Mostly, we seem to have lost our imaginations. If we cannot think it through exactly as we would have it, then it must not be true. This is the height of human arrogance. So today, I’m asking you to use your God-given imaginations again. To see this beautiful and ugly, this chaotic and majestic, this cruel and lovely world as it is, God’s own creation. And to not so readily divide natural from supernatural, for who are we to make that call? I look in the mirror, and I see a man who has said some really dumb stuff; I see a man who misses emails and doesn’t always return phone calls; I see a man who forgets my friends’ birthdays; I see a man who has trouble parallel parking; I see a man who is sick and broken. Far be from it from me to say that God couldn’t create the world, or heal the sick, or raise someone from the dead, or transfigure into heavenly glory. For I am but dust, and to dust I shall return.

So do I believe these stories, like Jesus and his transfiguration on that mountain? Yes, I do. And the same goes for the healing and the miraculous abundance of food and the resurrection from the dead. Does it make sense? Not all the time; but then again, more often than not, I don’t make sense to me. It’s not even a choice, really, to believe if God exists or not. No, God just is. God exists whether we believe that or not. That’s not up to us. The only thing that is up to us is how to live with that knowledge.

Now, don’t hear what I’m not saying. I’m not saying that you have to blindly believe everything in the Bible, or that everything in the Bible makes sense. I’m not saying that if you have questions or doubts then you’re wrong. What I am saying that is that questions, and doubt, and faith, and belief are all part of the human package; it’s all part of the human life with God.

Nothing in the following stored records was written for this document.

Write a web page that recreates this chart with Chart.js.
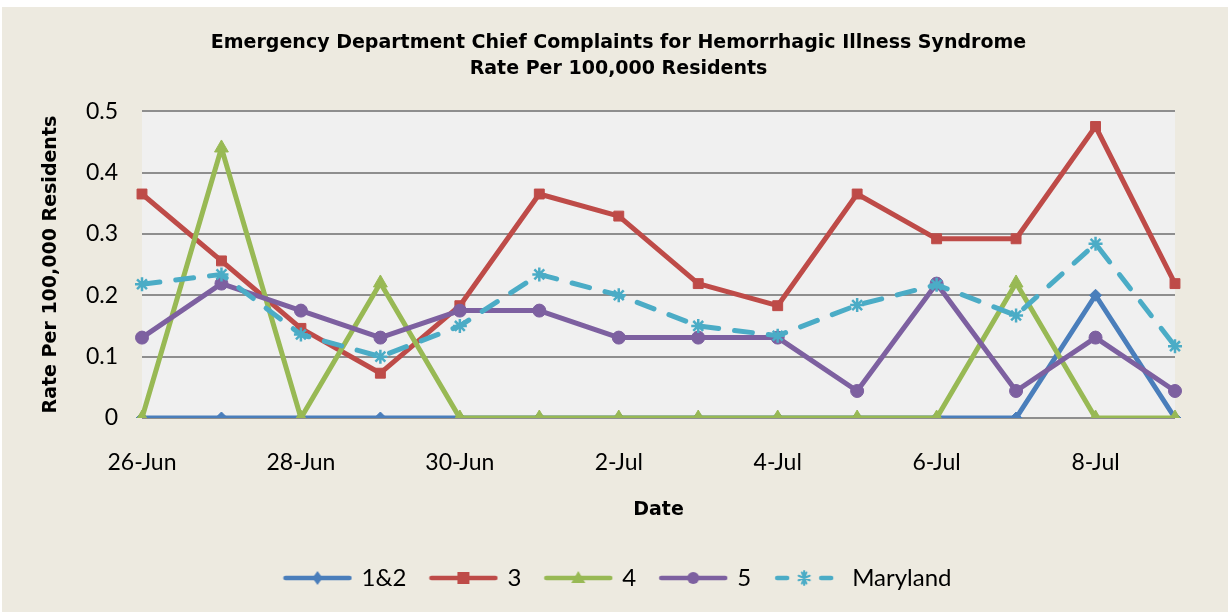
<!DOCTYPE html>
<html><head><meta charset="utf-8">
<script src="https://cdn.jsdelivr.net/npm/chart.js@4.4.1/dist/chart.umd.min.js"></script>
<style>html,body{margin:0;padding:0;background:#fff;}canvas{display:block;}</style>
</head><body>
<canvas id="c" width="1228" height="614"></canvas>
<script>
const dates = ['26-Jun','27-Jun','28-Jun','29-Jun','30-Jun','1-Jul','2-Jul','3-Jul','4-Jul','5-Jul','6-Jul','7-Jul','8-Jul','9-Jul'];
const region12 = [0,0,0,0,0,0,0,0,0,0,0,0,0.2,0];
const region3 = [0.365,0.256,0.146,0.073,0.183,0.365,0.329,0.219,0.183,0.365,0.292,0.292,0.475,0.219];
const region4 = [0,0.44,0,0.22,0,0,0,0,0,0,0,0.22,0,0];
const region5 = [0.131,0.219,0.175,0.131,0.175,0.175,0.131,0.131,0.131,0.044,0.219,0.044,0.131,0.044];
const maryland = [0.218,0.234,0.136,0.100,0.150,0.234,0.200,0.150,0.134,0.184,0.217,0.167,0.284,0.117];
const yTicks = [0,0.1,0.2,0.3,0.4,0.5];

const FONT = 'Lato';
const BOLD = 'DejaVu Sans';

function sample(color, style, dashed){
  const c = document.createElement('canvas');
  c.width = 70; c.height = 20;
  const g = c.getContext('2d');
  g.strokeStyle = color; g.fillStyle = color; g.lineCap = 'round';
  g.lineWidth = 4.5;
  g.beginPath();
  if (dashed){ g.moveTo(4,10); g.lineTo(14,10); g.moveTo(48,10); g.lineTo(58,10); }
  else { g.moveTo(3,10); g.lineTo(67,10); }
  g.stroke();
  g.lineWidth = 2;
  const x = dashed ? 31 : 35, y = 10;
  g.beginPath();
  if (style==='rectRot'){ g.moveTo(x,y-7);g.lineTo(x+5,y);g.lineTo(x,y+7);g.lineTo(x-5,y);g.closePath();g.fill(); }
  else if (style==='rect'){ g.fillRect(x-6,y-6,12,12); }
  else if (style==='triangle'){ g.moveTo(x,y-7);g.lineTo(x+7,y+5);g.lineTo(x-7,y+5);g.closePath();g.fill(); }
  else if (style==='circle'){ g.arc(x,y,6,0,Math.PI*2); g.fill(); }
  else if (style==='star'){
    for (let k=0;k<4;k++){ const a=k*Math.PI/4+Math.PI/8; g.moveTo(x-6*Math.cos(a),y-6*Math.sin(a)); g.lineTo(x+6*Math.cos(a),y+6*Math.sin(a)); }
    g.moveTo(x,y-7); g.lineTo(x,y+7);
    g.stroke();
  }
  return c;
}

const specs = [
  {label:'1&2', data:region12, color:'#4A7EBB', ps:'rectRot', r:6},
  {label:'3', data:region3, color:'#BE4B48', ps:'rect', r:7},
  {label:'4', data:region4, color:'#98B954', ps:'triangle', r:8},
  {label:'5', data:region5, color:'#7D60A0', ps:'circle', r:6.5},
  {label:'Maryland', data:maryland, color:'#4BACC6', ps:'star', r:7, dashed:true},
];

const datasets = specs.map((s,i)=>({
  label:s.label, data:s.data, borderColor:s.color, backgroundColor:s.color,
  pointBackgroundColor:s.color, pointBorderColor:s.color,
  pointStyle:s.ps, pointRadius:s.r, pointBorderWidth: s.ps==='star'?2.5:1,
  borderWidth:5, tension:0, fill:false,
  borderDash: s.dashed ? [18,16] : [], borderCapStyle: s.dashed ? 'round':'butt',
  borderJoinStyle:'round',
  order: specs.length - i
}));

const bgPlugin = {
  id:'bg',
  beforeDraw(chart){
    const {ctx, chartArea:a} = chart;
    ctx.save();
    ctx.fillStyle='#ffffff'; ctx.fillRect(0,0,chart.width,chart.height);
    ctx.fillStyle='#EDEAE0'; ctx.fillRect(2,7,chart.width-2,chart.height-9);
    ctx.fillStyle='#F0F0F0'; ctx.fillRect(a.left,a.top,a.right-a.left,a.bottom-a.top);
    ctx.restore();
  }
};

new Chart(document.getElementById('c'), {
  type:'line',
  data:{labels:dates, datasets},
  plugins:[bgPlugin],
  options:{
    responsive:false, animation:false,
    layout:{padding:{left:62,right:53,top:0,bottom:14}},
    plugins:{
      title:{display:true, text:['Emergency Department Chief Complaints for Hemorrhagic Illness Syndrome','Rate Per 100,000 Residents'],
        color:'#000', font:{family:BOLD, size:19, weight:'bold', lineHeight:1.32}, padding:{top:31,bottom:30}},
      legend:{position:'bottom',
        labels:{usePointStyle:true, pointStyleWidth:64, boxHeight:20, padding:25, color:'#000',
          font:{family:FONT,size:24},
          sort:(a,b)=>a.datasetIndex-b.datasetIndex,
          generateLabels(chart){
            return specs.map((s,i)=>({text:s.label, pointStyle:sample(s.color,s.ps,s.dashed), fillStyle:s.color, strokeStyle:s.color, lineWidth:0, hidden:false, datasetIndex:i, fontColor:'#000'}));
          }}},
      tooltip:{enabled:false}
    },
    scales:{
      x:{offset:false,
        afterFit(s){ s.height = 123; },
        grid:{display:false, drawTicks:false},
        border:{display:false},
        ticks:{autoSkip:false, maxRotation:0, padding:31, color:'#000', font:{family:FONT,size:23},
          callback(v,i){ return i%2===0 ? this.getLabelForValue(v) : ''; }},
        title:{display:true, text:'Date', color:'#000', font:{family:BOLD,size:19,weight:'bold'}, padding:{top:10,bottom:20}}
      },
      y:{min:0,max:0.5,
        afterFit(s){ s.width = 80; },
        afterBuildTicks(s){ s.ticks = yTicks.map(v=>({value:v})); },
        grid:{color:'#8E8E8E', lineWidth:2, drawTicks:false},
        border:{display:false},
        ticks:{padding:24, color:'#000', font:{family:FONT,size:23}, callback:v=>String(v)},
        title:{display:true, text:'Rate Per 100,000 Residents', color:'#000', font:{family:BOLD,size:19,weight:'bold'}, padding:{top:-22,bottom:0}}
      }
    }
  }
});
</script>
</body></html>
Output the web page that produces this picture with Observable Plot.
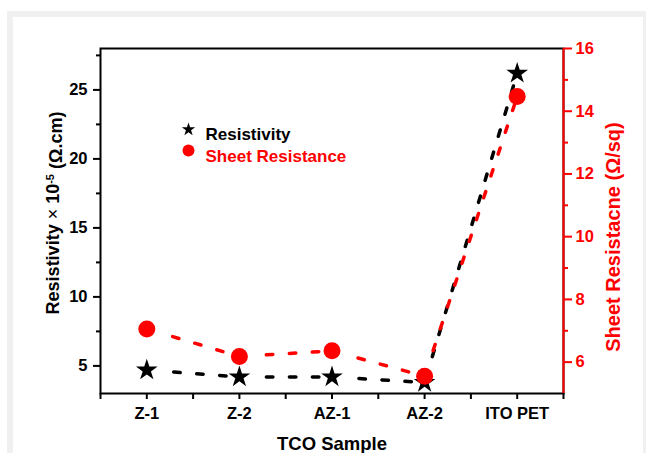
<!DOCTYPE html>
<html><head><meta charset="utf-8">
<script src="https://cdn.jsdelivr.net/npm/d3@7"></script>
<script src="https://cdn.jsdelivr.net/npm/@observablehq/plot@0.6"></script>
<style>
body{margin:0;background:#fff;}
#wrap{position:relative;width:646px;height:453px;overflow:hidden;}
#border{position:absolute;left:7px;top:11px;width:642px;height:470px;border:6px solid #f0f0f0;box-sizing:border-box;}
#chart{position:absolute;left:0;top:0;}
</style></head><body><div id="wrap"><div id="border"></div><div id="chart"></div></div>
<script>
// ---- data ----
const samples = ["Z-1", "Z-2", "AZ-1", "AZ-2", "ITO PET"];
const resistivity = [4.7, 4.2, 4.2, 3.8, 26.2];          // × 10^-5 Ω.cm
const sheetResistance = [7.06, 6.18, 6.36, 5.55, 14.47];  // Ω/sq
const leftTicks = [5, 10, 15, 20, 25];
const leftMinor = [7.5, 12.5, 17.5, 22.5, 27.5];
const rightTicks = [6, 8, 10, 12, 14, 16];
const rightMinor = [7, 9, 11, 13, 15];
const leftDomain = [3, 28];
const rightDomain = [5, 16];

// map right-axis values onto the left scale
const k = (leftDomain[1] - leftDomain[0]) / (rightDomain[1] - rightDomain[0]);
const toLeft = v => leftDomain[0] + (v - rightDomain[0]) * k;

const rows = samples.map((s, i) => ({i, s, r: resistivity[i], sr: toLeft(sheetResistance[i])}));
const segs = rows.slice(0, -1).map((d, j) => ({a: d, b: rows[j + 1]}));
const xMajor = samples.map((_, i) => i);
const xMinor = d3.range(-0.5, samples.length, 1);

// dash pattern: leading gap near each symbol, then regular dashes
const dashArr = [];
for (let n = 0; n < 16; n++) dashArr.push(6.5, 16.5);
dashArr[dashArr.length - 1] = 60;
const dash = dashArr.join(",");
const lineOpts = {strokeWidth: 3.5, strokeDasharray: dash, strokeDashoffset: -27, strokeLinecap: "round"};

const FONT = "'Liberation Sans', Arial, sans-serif";
const TICK_FS = 16.5;

const chart = Plot.plot({
  width: 646, height: 453,
  marginLeft: 100, marginRight: 83, marginTop: 48, marginBottom: 60,
  style: {fontFamily: FONT, fontWeight: "bold", background: "transparent", overflow: "visible"},
  x: {type: "linear", domain: [-0.5, samples.length - 0.5], axis: null},
  y: {domain: leftDomain, axis: null},
  marks: [
    // lines
    Plot.link(segs, {x1: d => d.a.i, y1: d => d.a.r, x2: d => d.b.i, y2: d => d.b.r, stroke: "black", ...lineOpts}),
    Plot.link(segs, {x1: d => d.a.i, y1: d => d.a.sr, x2: d => d.b.i, y2: d => d.b.sr, stroke: "red", ...lineOpts}),
    // symbols
    Plot.dot(rows, {x: "i", y: "r", symbol: "star", r: 6.8, fill: "black", stroke: null}),
    Plot.dot(rows, {x: "i", y: "sr", r: 8.5, fill: "red", stroke: null}),
    // frame
    Plot.frame({stroke: "black", strokeWidth: 2}),
    Plot.ruleX([samples.length - 0.5], {stroke: "red", strokeWidth: 2}),
    // x axis ticks + labels
    Plot.axisX(xMajor, {anchor: "bottom", tickSize: 6, strokeWidth: 2, tickFormat: () => "", label: null}),
    Plot.axisX(xMinor, {anchor: "bottom", tickSize: 6, strokeWidth: 2, tickFormat: () => "", label: null}),
    Plot.text(xMajor, {x: d => d, text: i => samples[i], frameAnchor: "bottom", lineAnchor: "top", dy: 14,
      fontSize: TICK_FS, fontWeight: "bold", fill: "black"}),
    // left axis
    Plot.axisY(leftTicks, {anchor: "left", tickSize: 7, strokeWidth: 2, tickFormat: () => "", label: null}),
    Plot.axisY(leftMinor, {anchor: "left", tickSize: 4, strokeWidth: 2, tickFormat: () => "", label: null}),
    Plot.text(leftTicks, {y: d => d, text: d => String(d), frameAnchor: "left", textAnchor: "end", dx: -13,
      fontSize: TICK_FS, fontWeight: "bold", fill: "black"}),
    // right axis (red)
    Plot.axisY(rightTicks.map(toLeft), {anchor: "right", tickSize: 8, strokeWidth: 2, color: "red",
      tickFormat: () => "", label: null}),
    Plot.axisY(rightMinor.map(toLeft), {anchor: "right", tickSize: 4, strokeWidth: 2, color: "red",
      tickFormat: () => "", label: null}),
    Plot.text(rightTicks, {y: d => toLeft(d), text: d => String(d), frameAnchor: "right", textAnchor: "start", dx: 12,
      fontSize: TICK_FS, fontWeight: "bold", fill: "red"}),
    // axis titles
    Plot.text(["TCO Sample"], {frameAnchor: "bottom", dy: 51, fontSize: 18.5, fontWeight: "bold", fill: "black", lineAnchor: "middle"}),
    Plot.text(["Resistivity × 10^-5 (Ω.cm)"], {frameAnchor: "left", dx: -47, dy: -8, rotate: -90, textAnchor: "middle",
      fontSize: 18, fontWeight: "bold", fill: "black"}),
    Plot.text(["Sheet Resistacne (Ω/sq)"], {frameAnchor: "right", dx: 50, dy: 16, rotate: -90, textAnchor: "middle",
      fontSize: 20, fontWeight: "bold", fill: "red"}),
    // legend
    Plot.dot([0], {frameAnchor: "top-left", dx: 88, dy: 81, symbol: "star", r: 4.2, fill: "black", stroke: null}),
    Plot.dot([0], {frameAnchor: "top-left", dx: 88, dy: 102, r: 6, fill: "red", stroke: null}),
    Plot.text(["Resistivity"], {frameAnchor: "top-left", dx: 105, dy: 79, textAnchor: "start",
      fontSize: 17, fontWeight: "bold", fill: "black"}),
    Plot.text(["Sheet Resistance"], {frameAnchor: "top-left", dx: 105, dy: 101, textAnchor: "start",
      fontSize: 17, fontWeight: "bold", fill: "red"})
  ]
});
document.getElementById("chart").appendChild(chart);

// superscript in the left axis title
d3.select(chart).selectAll("text").each(function () {
  const t = this.textContent;
  if (t === "Resistivity × 10^-5 (Ω.cm)") {
    const sel = d3.select(this);
    sel.text(null);
    sel.append("tspan").text("Resistivity ");
    sel.append("tspan").text("×").attr("font-weight", "normal");
    sel.append("tspan").text(" 10");
    sel.append("tspan").text("-5").attr("font-size", "11").attr("dy", "-0.45em");
    sel.append("tspan").text(" (Ω.cm)").attr("dy", "0.45em");
  }
});
</script></body></html>
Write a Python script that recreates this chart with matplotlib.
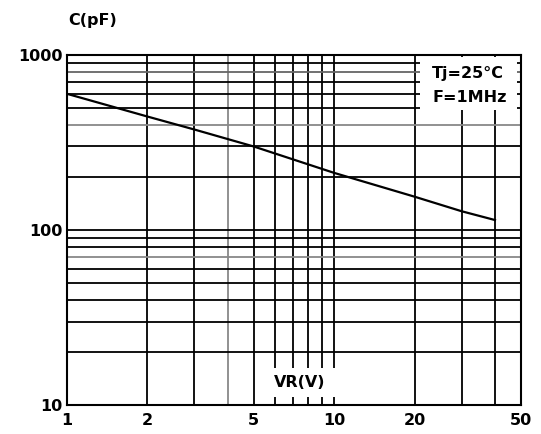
import matplotlib.pyplot as plt
from matplotlib.patches import Rectangle

# capacitance vs reverse voltage (log-log)
vr = [1, 2, 3, 5, 10, 20, 30, 40]
cap = [600, 445, 375, 300, 212, 155, 128, 114]

x_ticks = [1, 2, 5, 10, 20, 50]
x_labels = ["1", "2", "5", "10", "20", "50"]
y_ticks = [10, 100, 1000]
y_labels = ["10", "100", "1000"]

plt.rcParams['font.family'] = ['DejaVu Sans']
plt.rcParams['font.weight'] = 'bold'
fs = 11.5

fig = plt.figure(figsize=(5.41, 4.34), dpi=100)
ax = fig.add_axes([0.1238, 0.0668, 0.839, 0.8065])
ax.set_xscale('log')
ax.set_yscale('log')
ax.set_xlim(1, 50)
ax.set_ylim(10, 1000)

ax.set_xticks(x_ticks)
ax.set_xticklabels(x_labels)
ax.set_yticks(y_ticks)
ax.set_yticklabels(y_labels)
ax.tick_params(which='both', length=0, labelsize=fs)
ax.tick_params(axis='x', pad=6)
ax.tick_params(axis='y', pad=3)

ax.set_axisbelow(True)
ax.grid(True, which='both', color='black', lw=1.3)

# a few lines come out lighter in print
fig.canvas.draw()
xlocs = ax.xaxis.get_minorticklocs()
for loc, tick in zip(xlocs, ax.xaxis.get_minor_ticks(len(xlocs))):
    if abs(loc - 4) < 1e-6:
        tick.gridline.set_color('#888888')
ylocs = ax.yaxis.get_minorticklocs()
light = {400: '#888888', 70: '#888888', 800: '#666666'}
for loc, tick in zip(ylocs, ax.yaxis.get_minor_ticks(len(ylocs))):
    for v, c in light.items():
        if abs(loc - v) < 1e-6:
            tick.gridline.set_color(c)

for s in ax.spines.values():
    s.set_linewidth(1.5)
    s.set_zorder(5)

# white patches behind the labels inside the plot
ax.add_patch(Rectangle((21, 485), 48.5 - 21, 975 - 485, facecolor='white',
                       edgecolor='none', zorder=1))
ax.add_patch(Rectangle((5.76, 11.1), 10.5 - 5.76, 16.3 - 11.1, facecolor='white',
                       edgecolor='none', zorder=1))

ax.plot(vr, cap, color='black', lw=1.6, zorder=3)

ax.text(23.3, 789, "Tj=25°C", fontsize=fs, fontweight='bold', ha='left', va='center', zorder=4)
ax.text(23.3, 568, "F=1MHz", fontsize=fs, fontweight='bold', ha='left', va='center', zorder=4)
ax.text(7.46, 13.4, "VR(V)", fontsize=fs, fontweight='bold', ha='center', va='center', zorder=4)

fig.text(93 / 541, 1 - 20 / 434, "C(pF)", fontsize=fs, fontweight='bold', ha='center', va='center')

fig.savefig("out.png", dpi=100)
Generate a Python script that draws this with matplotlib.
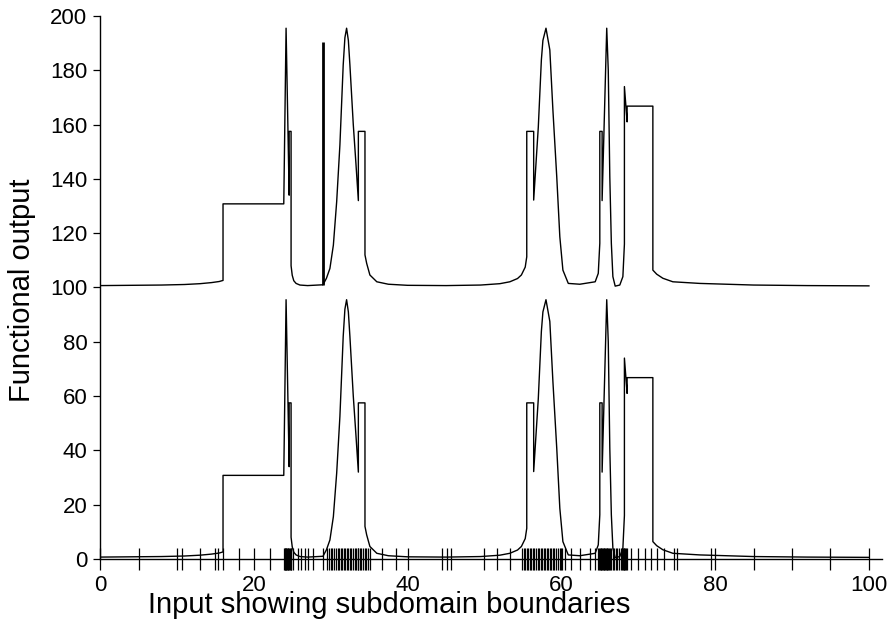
import numpy as np
import matplotlib
matplotlib.use("Agg")
import matplotlib.pyplot as plt

plt.rcParams['font.family'] = ['Liberation Sans', 'DejaVu Sans']

# piecewise response, sampled along the input
xs = [0, 4, 8, 11, 13, 14.5, 15.5, 16.0,
      16.0, 23.9,
      24.2, 24.6,
      24.6, 24.85, 24.85, 25.0, 25.2, 25.5, 26.0, 27.0, 29.0,
      29.45, 29.9, 30.35, 30.78, 31.2, 31.63, 31.85, 32.07, 32.3, 32.5, 32.94, 33.3, 33.6,
      33.6, 34.46, 34.46, 34.68, 35.1, 36.0, 37.5, 40.0, 45.0, 49.5, 52.0, 53.3, 54.3, 54.8, 55.3, 55.5,
      55.5, 56.4, 56.4,
      57.0, 57.4, 57.6, 58.0, 58.5, 58.9, 59.4, 59.8, 60.2, 60.9, 62.4, 64.4, 64.8, 65.0,
      65.0, 65.3, 65.3,
      65.9, 66.1, 66.3, 66.5, 66.7, 67.0, 67.6, 68.0, 68.2,
      68.2, 68.55, 68.55, 71.9, 71.9, 72.4, 73.2, 74.5, 78.0, 85.0, 92.0, 100.0]
ys = [0.7, 0.8, 0.9, 1.1, 1.4, 1.8, 2.2, 2.6,
      30.8, 30.8,
      95.5, 34.0,
      57.5, 57.5, 8.0, 4.5, 2.5, 1.5, 0.9, 0.7, 1.0,
      3.4, 7.0, 15.6, 31.6, 52.5, 82.0, 92.0, 95.5, 91.0, 82.0, 60.0, 45.0, 32.0,
      57.5, 57.5, 12.0, 8.9, 4.6, 2.1, 1.2, 0.8, 0.7, 0.9, 1.4, 2.1, 3.3, 4.6, 7.5, 11.3,
      57.5, 57.5, 32.2,
      59.0, 83.8, 91.0, 95.5, 87.5, 65.4, 40.8, 18.7, 6.4, 1.5, 1.2, 2.1, 5.2, 16.3,
      57.5, 57.5, 32.0,
      95.5, 80.0, 40.8, 16.3, 4.0, 0.5, 0.9, 4.0, 16.0,
      74.0, 61.0, 66.8, 66.8, 6.4, 4.9, 3.4, 2.1, 1.5, 0.9, 0.7, 0.6]

offset = 100.0
spike_x = 29.0
spike_top = 190.4

# subdomain boundaries
bounds = [0, 5.1, 10.0, 10.6, 13.0, 15.0, 15.4, 16.0, 18.1, 20.0, 22.1,
          23.95, 24.05, 24.1, 24.15, 24.2, 24.3, 24.4, 24.5, 24.6, 24.7, 24.8, 24.9,
          25.1, 25.7, 26.1, 26.7, 27.1, 27.7, 29.0,
          29.5, 29.8, 30.0, 30.2, 30.45, 30.7, 30.9, 31.1, 31.3, 31.5, 31.7, 31.9,
          32.1, 32.3, 32.5, 32.7, 32.9, 33.1, 33.3, 33.5, 33.6, 33.8, 34.0, 34.2,
          34.4, 34.6, 34.8, 35.1, 36.7, 38.5, 40.0, 44.5, 45.1, 45.6, 50.0, 51.6, 53.3,
          54.9, 55.1, 55.3, 55.5, 55.7, 55.9, 56.1, 56.3, 56.5, 56.7, 56.9, 57.1,
          57.3, 57.5, 57.7, 57.9, 58.1, 58.3, 58.5, 58.7, 58.9, 59.1, 59.3, 59.5,
          59.8, 60.1, 60.5, 61.3, 62.4, 63.7, 64.4,
          64.8, 64.9, 65.0, 65.1, 65.2, 65.3, 65.4, 65.5, 65.6, 65.7, 65.8, 65.9,
          66.0, 66.1, 66.2, 66.35, 66.5, 66.7, 66.9, 67.1, 67.3, 67.5, 67.7, 67.9,
          68.0, 68.1, 68.2, 68.3, 68.4, 68.5, 69.1, 70.0, 70.9, 71.7, 72.5, 73.3,
          74.6, 75.0, 79.5, 80.0, 85.0, 90.0, 95.0, 100.0]

xs = np.array(xs)
ys = np.array(ys)

fig = plt.figure(figsize=(8.92, 6.22), dpi=100)
ax = fig.add_axes([0.1121, 0.1013, 0.8767, 0.873])

ax.plot(xs, ys, color='black', lw=1.0)
ax.plot(xs, ys + offset, color='black', lw=1.0)
ax.vlines(spike_x, np.interp(spike_x, xs, ys) + offset, spike_top, color='black', lw=2.0)

ax.set_xlim(0, 101.7)
ax.set_ylim(0, 200)
ax.spines['top'].set_visible(False)
ax.spines['right'].set_visible(False)
for s in ('left', 'bottom'):
    ax.spines[s].set_linewidth(1.0)

ax.set_xticks([0, 20, 40, 60, 80, 100])
ax.set_xticks(bounds, minor=True)
ax.set_yticks(range(0, 201, 20))
ax.tick_params(axis='x', which='both', direction='inout', length=16.5, width=0.9,
               labelsize=16, pad=3)
ax.tick_params(axis='y', direction='out', length=5, width=0.9, labelsize=16, pad=4)

ax.set_xlabel('Input showing subdomain boundaries', fontsize=21)
ax.set_ylabel('Functional output', fontsize=21)
ax.xaxis.set_label_coords(0.37, -0.059)
ax.yaxis.set_label_coords(-0.082, 0.495)

fig.savefig('out.png', dpi=100)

And so my mind turns to what this means for today. If this is all true – that God created and loved and sustains the world we live in – how is that terrible things can happen like they did in Turkey and Syria? The tragedy and horror and evil is beyond words. It is not anything that I can comprehend. And that’s where I want it to stay. If I could comprehend it, if I could explain it, then that would make it too comfortable, too familiar. And I would be putting myself in the place of God. So what do I do instead? I pray. I send money. I do what little I can in my life now so that when another disaster strikes, I can respond with the love and grace that God has given me. And I pray that, when disaster strikes me, someone else would return the grace. 

Finally, I realize that this sermon lands somewhere between scriptural commentary, philosophical rambling, and existential angst. Be that as it may. Most of all, I hope that you have been up to the mountain with me, and that you have seen how it is that God loves you. No, it doesn’t sound rational; yes, it runs counter to everything we modern, enlightened people should think. But, as for me, I believe it to be true. For I have known the Son, the beloved, and I will listen to him.